> **Direction**:
Faithfully return all lines, omitting every embedded picture.

—————

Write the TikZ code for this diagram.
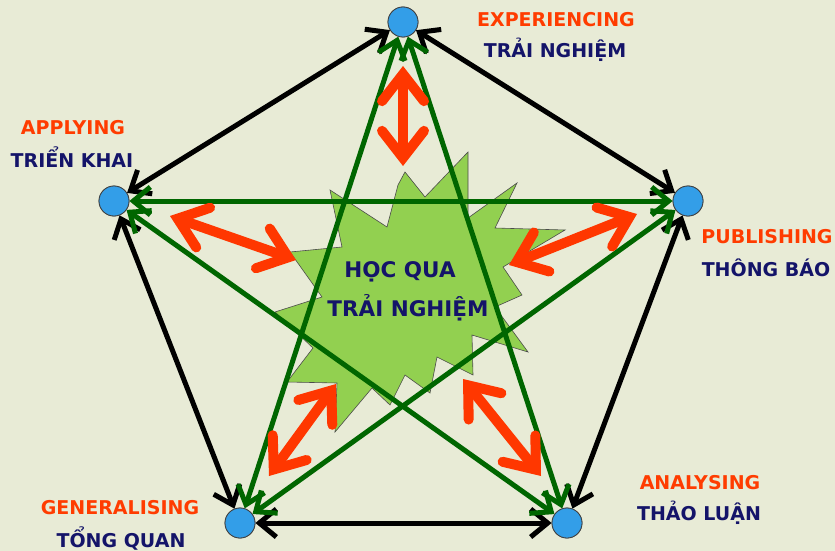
\documentclass[tikz,border=0pt]{standalone}
\usepackage{fontspec}
\setmainfont{DejaVu Sans}
\usetikzlibrary{arrows.meta}
\definecolor{bgc}{RGB}{232,235,214}
\definecolor{lblred}{RGB}{255,60,0}
\definecolor{navy}{RGB}{20,20,105}
\definecolor{burst}{RGB}{146,208,80}
\definecolor{dkgreen}{RGB}{0,102,0}
\definecolor{redarr}{RGB}{255,55,0}
\definecolor{dotblue}{RGB}{51,158,232}
\begin{document}
\begin{tikzpicture}[x=1pt,y=-1pt,
  dot/.style={circle,draw=black!75,line width=0.8pt,fill=dotblue,minimum size=30pt,inner sep=0pt},
  blk/.style={draw=black,line width=5pt,arrows={Straight Barb[length=17pt,width=28pt]-Straight Barb[length=17pt,width=28pt]}},
  grn/.style={draw=dkgreen,line width=5pt,arrows={Straight Barb[length=17pt,width=28pt]-Straight Barb[length=17pt,width=28pt]}},
  redar/.style={draw=redarr,line width=10pt,arrows={Straight Barb[length=27pt,width=42pt,line cap=round,line join=miter]-Straight Barb[length=27pt,width=42pt,line cap=round,line join=miter]}},
  en/.style={text=lblred,font=\bfseries\fontsize{19}{21}\selectfont,inner sep=0pt},
  vn/.style={text=navy,font=\bfseries\fontsize{19}{21}\selectfont,inner sep=0pt},
  ctr/.style={text=navy,font=\bfseries\fontsize{21.5}{24}\selectfont,inner sep=0pt}]
\useasboundingbox (0,0) rectangle (835,551);
\fill[bgc] (0,0) rectangle (835,551);
% burst
\draw[fill=burst,draw=black!70,line width=0.6pt]
 (405,172) -- (425,197) -- (468,152) -- (468,218) -- (517,183) -- (495,228)
 -- (565,230) -- (503,267) -- (522,295) -- (495,307) -- (528,352) -- (472,335)
 -- (473,375) -- (437,357) -- (430,393) -- (405,375) -- (390,405) -- (372,388)
 -- (335,432) -- (337,383) -- (287,382) -- (313,348) -- (275,312) -- (322,297)
 -- (290,252) -- (342,247) -- (330,190) -- (387,227) -- (398,185) -- cycle;
% circles
\node[dot] (T) at (403,22) {};
\node[dot] (L) at (114,201) {};
\node[dot] (R) at (688,201) {};
\node[dot] (BL) at (240,523) {};
\node[dot] (BR) at (567,523) {};
% black pentagon arrows
\draw[blk] (T) -- (R);
\draw[blk] (R) -- (BR);
\draw[blk] (BR) -- (BL);
\draw[blk] (BL) -- (L);
\draw[blk] (L) -- (T);
% green star arrows
\draw[grn] (T) -- (BL);
\draw[grn] (T) -- (BR);
\draw[grn] (L) -- (R);
\draw[grn] (L) -- (BR);
\draw[grn] (R) -- (BL);
% red arrows
\coordinate (t1) at (403,66); \coordinate (t2) at (403,166);
\coordinate (l1) at (170,216); \coordinate (l2) at (296,260);
\coordinate (r1) at (637,214); \coordinate (r2) at (509,265);
\coordinate (bl1) at (336,384); \coordinate (bl2) at (269,476);
\coordinate (br1) at (463,379); \coordinate (br2) at (541,476);
\draw[redar] (t1) -- (t2);
\draw[redar] (l1) -- (l2);
\draw[redar] (r1) -- (r2);
\draw[redar] (bl1) -- (bl2);
\draw[redar] (br1) -- (br2);
\foreach \n in {T,L,R,BL,BR} \node[dot] at (\n) {};
% labels
\node[en] (eT) at (556,20) {EXPERIENCING};
\node[vn] (vT) at (555,50) {TRẢI NGHIỆM};
\node[en] (eL) at (73,128) {APPLYING};
\node[vn] (vL) at (72,157) {TRIỂN KHAI};
\node[en] (eR) at (767,237) {PUBLISHING};
\node[vn] (vR) at (766,268) {THÔNG BÁO};
\node[en] (eBL) at (120,508) {GENERALISING};
\node[vn] (vBL) at (121,538) {TỔNG QUAN};
\node[en] (eBR) at (700,483) {ANALYSING};
\node[vn] (vBR) at (699,513) {THẢO LUẬN};
\node[ctr] (c1) at (400,272) {HỌC QUA};
\node[ctr] (c2) at (408,308) {TRẢI NGHIỆM};
\end{tikzpicture}
\end{document}
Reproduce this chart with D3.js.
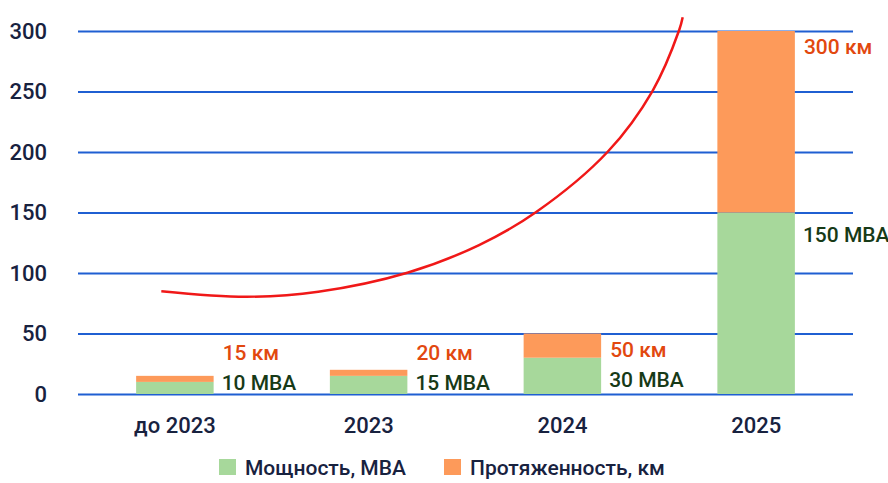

—————

> **Response for this exercise**:
Write the TikZ code for this diagram.
\documentclass[tikz,border=0pt]{standalone}
\usepackage{fontspec}
\setmainfont{DejaVu Sans}
\usetikzlibrary{arrows.meta}
\definecolor{bgc}{RGB}{232,235,214}
\definecolor{lblred}{RGB}{255,60,0}
\definecolor{navy}{RGB}{20,20,105}
\definecolor{burst}{RGB}{146,208,80}
\definecolor{dkgreen}{RGB}{0,102,0}
\definecolor{redarr}{RGB}{255,55,0}
\definecolor{dotblue}{RGB}{51,158,232}
\begin{document}
\begin{tikzpicture}[x=1pt,y=-1pt,
  dot/.style={circle,draw=black!75,line width=0.8pt,fill=dotblue,minimum size=30pt,inner sep=0pt},
  blk/.style={draw=black,line width=5pt,arrows={Straight Barb[length=17pt,width=28pt]-Straight Barb[length=17pt,width=28pt]}},
  grn/.style={draw=dkgreen,line width=5pt,arrows={Straight Barb[length=17pt,width=28pt]-Straight Barb[length=17pt,width=28pt]}},
  redar/.style={draw=redarr,line width=10pt,arrows={Straight Barb[length=27pt,width=42pt,line cap=round,line join=miter]-Straight Barb[length=27pt,width=42pt,line cap=round,line join=miter]}},
  en/.style={text=lblred,font=\bfseries\fontsize{19}{21}\selectfont,inner sep=0pt},
  vn/.style={text=navy,font=\bfseries\fontsize{19}{21}\selectfont,inner sep=0pt},
  ctr/.style={text=navy,font=\bfseries\fontsize{21.5}{24}\selectfont,inner sep=0pt}]
\useasboundingbox (0,0) rectangle (835,551);
\fill[bgc] (0,0) rectangle (835,551);
% burst
\draw[fill=burst,draw=black!70,line width=0.6pt]
 (405,172) -- (425,197) -- (468,152) -- (468,218) -- (517,183) -- (495,228)
 -- (565,230) -- (503,267) -- (522,295) -- (495,307) -- (528,352) -- (472,335)
 -- (473,375) -- (437,357) -- (430,393) -- (405,375) -- (390,405) -- (372,388)
 -- (335,432) -- (337,383) -- (287,382) -- (313,348) -- (275,312) -- (322,297)
 -- (290,252) -- (342,247) -- (330,190) -- (387,227) -- (398,185) -- cycle;
% circles
\node[dot] (T) at (403,22) {};
\node[dot] (L) at (114,201) {};
\node[dot] (R) at (688,201) {};
\node[dot] (BL) at (240,523) {};
\node[dot] (BR) at (567,523) {};
% black pentagon arrows
\draw[blk] (T) -- (R);
\draw[blk] (R) -- (BR);
\draw[blk] (BR) -- (BL);
\draw[blk] (BL) -- (L);
\draw[blk] (L) -- (T);
% green star arrows
\draw[grn] (T) -- (BL);
\draw[grn] (T) -- (BR);
\draw[grn] (L) -- (R);
\draw[grn] (L) -- (BR);
\draw[grn] (R) -- (BL);
% red arrows
\coordinate (t1) at (403,66); \coordinate (t2) at (403,166);
\coordinate (l1) at (170,216); \coordinate (l2) at (296,260);
\coordinate (r1) at (637,214); \coordinate (r2) at (509,265);
\coordinate (bl1) at (336,384); \coordinate (bl2) at (269,476);
\coordinate (br1) at (463,379); \coordinate (br2) at (541,476);
\draw[redar] (t1) -- (t2);
\draw[redar] (l1) -- (l2);
\draw[redar] (r1) -- (r2);
\draw[redar] (bl1) -- (bl2);
\draw[redar] (br1) -- (br2);
\foreach \n in {T,L,R,BL,BR} \node[dot] at (\n) {};
% labels
\node[en] (eT) at (556,20) {EXPERIENCING};
\node[vn] (vT) at (555,50) {TRẢI NGHIỆM};
\node[en] (eL) at (73,128) {APPLYING};
\node[vn] (vL) at (72,157) {TRIỂN KHAI};
\node[en] (eR) at (767,237) {PUBLISHING};
\node[vn] (vR) at (766,268) {THÔNG BÁO};
\node[en] (eBL) at (120,508) {GENERALISING};
\node[vn] (vBL) at (121,538) {TỔNG QUAN};
\node[en] (eBR) at (700,483) {ANALYSING};
\node[vn] (vBR) at (699,513) {THẢO LUẬN};
\node[ctr] (c1) at (400,272) {HỌC QUA};
\node[ctr] (c2) at (408,308) {TRẢI NGHIỆM};
\end{tikzpicture}
\end{document}
Reproduce this chart with D3.js.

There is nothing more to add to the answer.